Hi all. I want to make airflow integration using ‘...
# troubleshoot
s
Hi all. I want to make airflow integration using ‘kafka’(
DataHub Kafka Sink
). So I set up airflow connections like this.
Copy code
$ airflow connections add  --conn-type 'datahub_kafka' 'datahub_rest_default' --conn-host 'broker:9092' --conn-extra '{}'
because i didn’t modify
datahub.datahub_conn_id
in
airflow.cfg
, i am using
datahub_rest_default
as connection name. When I trigger DAG, I get this error log.
Copy code
[2022-09-08, 11:49:28 ] {log.py:232} WARNING - 2022-09-08, 11:49:28  WARNING Retrying (Retry(total=2, connect=None, read=None, redirect=None, status=None)) after connection broken by 'ProtocolError('Connection aborted.', ConnectionResetError(104, 'Connection reset by peer'))': /aspects?action=ingestProposal
[2022-09-08, 11:49:28 ] {connectionpool.py:810} WARNING - Retrying (Retry(total=2, connect=None, read=None, redirect=None, status=None)) after connection broken by 'ProtocolError('Connection aborted.', ConnectionResetError(104, 'Connection reset by peer'))': /aspects?action=ingestProposal
[2022-09-08, 11:49:33 ] {log.py:232} WARNING - 2022-09-08, 11:49:33  WARNING Retrying (Retry(total=1, connect=None, read=None, redirect=None, status=None)) after connection broken by 'ProtocolError('Connection aborted.', ConnectionResetError(104, 'Connection reset by peer'))': /aspects?action=ingestProposal
[2022-09-08, 11:49:33 ] {connectionpool.py:810} WARNING - Retrying (Retry(total=1, connect=None, read=None, redirect=None, status=None)) after connection broken by 'ProtocolError('Connection aborted.', ConnectionResetError(104, 'Connection reset by peer'))': /aspects?action=ingestProposal
I don’t know why
Connection reset by peer
happens.. Anyone who has exp on kafka sink..?
Copy code
[2022-09-08, 13:31:34 ] {log.py:232} WARNING - 2022-09-08, 13:31:34  WARNING Retrying (Retry(total=2, connect=None, read=None, redirect=None, status=None)) after connection broken by 'ProtocolError('Connection aborted.', ConnectionResetError(104, 'Connection reset by peer'))': /aspects?action=ingestProposal
...
datahub.configuration.common.OperationalError: ('Unable to emit metadata to DataHub GMS', {'message': "HTTPConnectionPool(host='broker', port=9092): Max retries exceeded with url: /aspects?action=ingestProposal (Caused by ProtocolError('Connection aborted.', ConnectionResetError(104, 'Connection reset by peer')))"})
I think
datahub_kafka
connection uses DataHub GMS REST API, not Kafka.
d
@silly-oil-35180 please, can you rename the connection name from
datahub_rest_default
to something which doesn’t contain the string
rest
. If
rest
is in the connection name then we assume it is a rest connection -> https://github.com/datahub-project/datahub/blob/f99d27fd8cb3bf1a2906b731ebe9e0fcbe[…]c69c47/metadata-ingestion/src/datahub_provider/hooks/datahub.py
s
@dazzling-judge-80093 Thank you!! I have another question about
airflow.cfg
. I add 2 lines in
airflow.cfg
to change datahub config.
Copy code
[datahub]
cluster = PROD
datahub_conn_id = datahub_kafka_default
However, when I run airflow dag, Airflow doesn’t get
datahub_conn_id
which I changed(
datahub_kafka_default
).

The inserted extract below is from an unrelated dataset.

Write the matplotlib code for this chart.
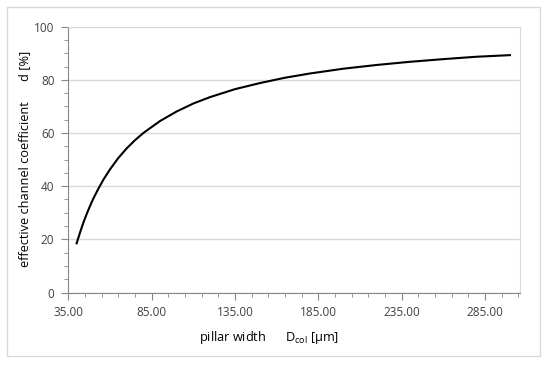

It still finds
datahub_rest_default
conn_id. Am I wrong to add config to
airflow.cfg
?
d
ahh, I think it should be:
Copy code
[datahub]
cluster = PROD
conn_id = datahub_kafka_default
s
OMG! I followed guide from https://datahubproject.io/docs/lineage/airflow/#using-datahubs-airflow-lineage-plugin-new.
datahub_conn_id
should be changed to
conn_id
.
d
ahh, sorry about that, we need to update the doc
s
@dazzling-judge-80093 Thank you for answering!! Have a good day!
d
I’m glad it works now
s
@dazzling-judge-80093 Sorry to bother you. I have another problem 😞. Now Airflow find DataHub Kafka Emitter, and it looks like trying to make some request(send data). However, I get this error.
Copy code
[2022-09-14, 18:48:30 ] {logging_mixin.py:109} INFO - Exception: Traceback (most recent call last):
  File "/home/airflow/.local/lib/python3.8/site-packages/datahub_airflow_plugin/datahub_plugin.py", line 337, in custom_on_success_callback
    datahub_on_success_callback(context)
  File "/home/airflow/.local/lib/python3.8/site-packages/datahub_airflow_plugin/datahub_plugin.py", line 204, in datahub_on_success_callback
    dataflow.emit(emitter)
  File "/home/airflow/.local/lib/python3.8/site-packages/datahub/api/entities/datajob/dataflow.py", line 150, in emit
    assert callback is not None
AssertionError
I guess if using Kafka to emit datajob, it is necessary to put
callback
. (idk its role and meaning but i find this code) https://github.com/datahub-project/datahub/blob/f99d27fd8cb3bf1a2906b731ebe9e0fcbe[…]metadata-ingestion/src/datahub/api/entities/datajob/dataflow.py However, I cannot find any emit code with
callback
in
datahub_airflow_plugin
(https://github.com/datahub-project/datahub/blob/master/metadata-ingestion-modules/airflow-plugin/src/datahub_airflow_plugin/datahub_plugin.py). I think I cannot use Kafka for Airflow Integration. Is it right..?
d
I think you are right 😞